Soong, running on a joint ticket with KMT Chairman Lien Chan (連戰), made the remarks a day after Chen pledged to push for a new Constitution in 2006 when the DPP turns 20 years old.
Referring to the "Five Nos" which Chen proposed during his inauguration speech in 2000, Soong said Chen had "eaten his own words."
The "Five Nos" were: no declaration of Taiwanese independence, no change in the country's name, no change of Constitution, no referendum on Taiwan's future and no abolition of the unification guidelines.
"Chen also has Five Nos," Soong said.
"He does not abide by the Constitution, does not respect mainstream opinion, does not attach importance to people's well-being, does not recognize the Republic of China and his words have no credibility," he said.
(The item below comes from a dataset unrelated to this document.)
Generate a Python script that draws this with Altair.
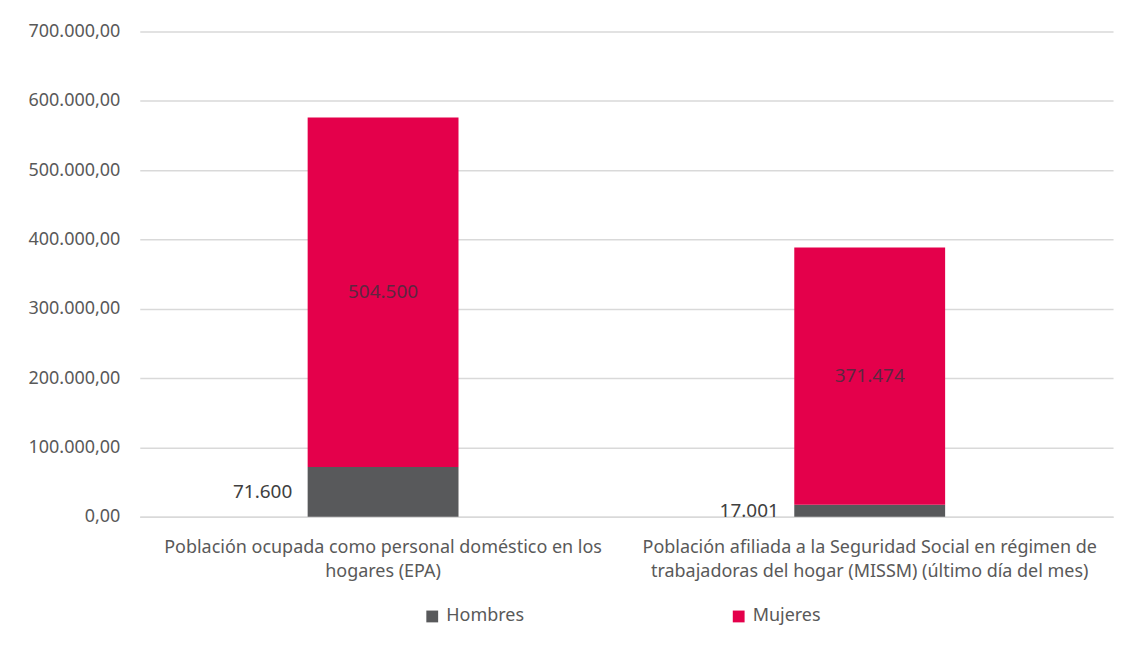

"Mainstream opinion wants [Taiwan] to maintain the status quo. Chen's about-face leadership style and policies are worrisome to compatriots," Soong said, who then took the opportunity to promote his running mate.
"Lien's steady governing is what the nation needs to head toward a prosperous future," Soong said.
Soong stressed that he and Lien shared a tacit understanding that "the future leader of the Republic of China will uphold promises made to the world and not create trouble."
"The KMT-PFP alliance will push for economic prosperity for Taiwan under the Constitution," Soong said.
Soong lost the presidential election to Chen in 2000 after having been accused by Lien of embezzlement of KMT party funds.
Meanwhile, Lien also dismissed Chen's proposal yesterday as "senseless" and refused to comment further.
KMT spokesman Alex Tsai (蔡正元), however, said Chen's promoting a new Constitution was a tantamount to setting a timetable for promoting independence.
Tsai said Chen's rhetoric is an attempt to consolidate the DPP's basic voting base in the run-up to the March election.
"It was also one of Chen's campaign strategies -- he hopes such remarks would prompt China to react negatively, which would swing the Taiwanese public's votes in his favor," Tsai said.
"The KMT will not dance to the DPP's music on this issue," he said.
The primary concern of the KMT is the nation's economic status and not the issue of Constitutional amendment, Tsai said.
"It is the KMT-PFP alliance's goal to bring Taiwan out of the dire straits into which the DPP has led us during the past three years," he said.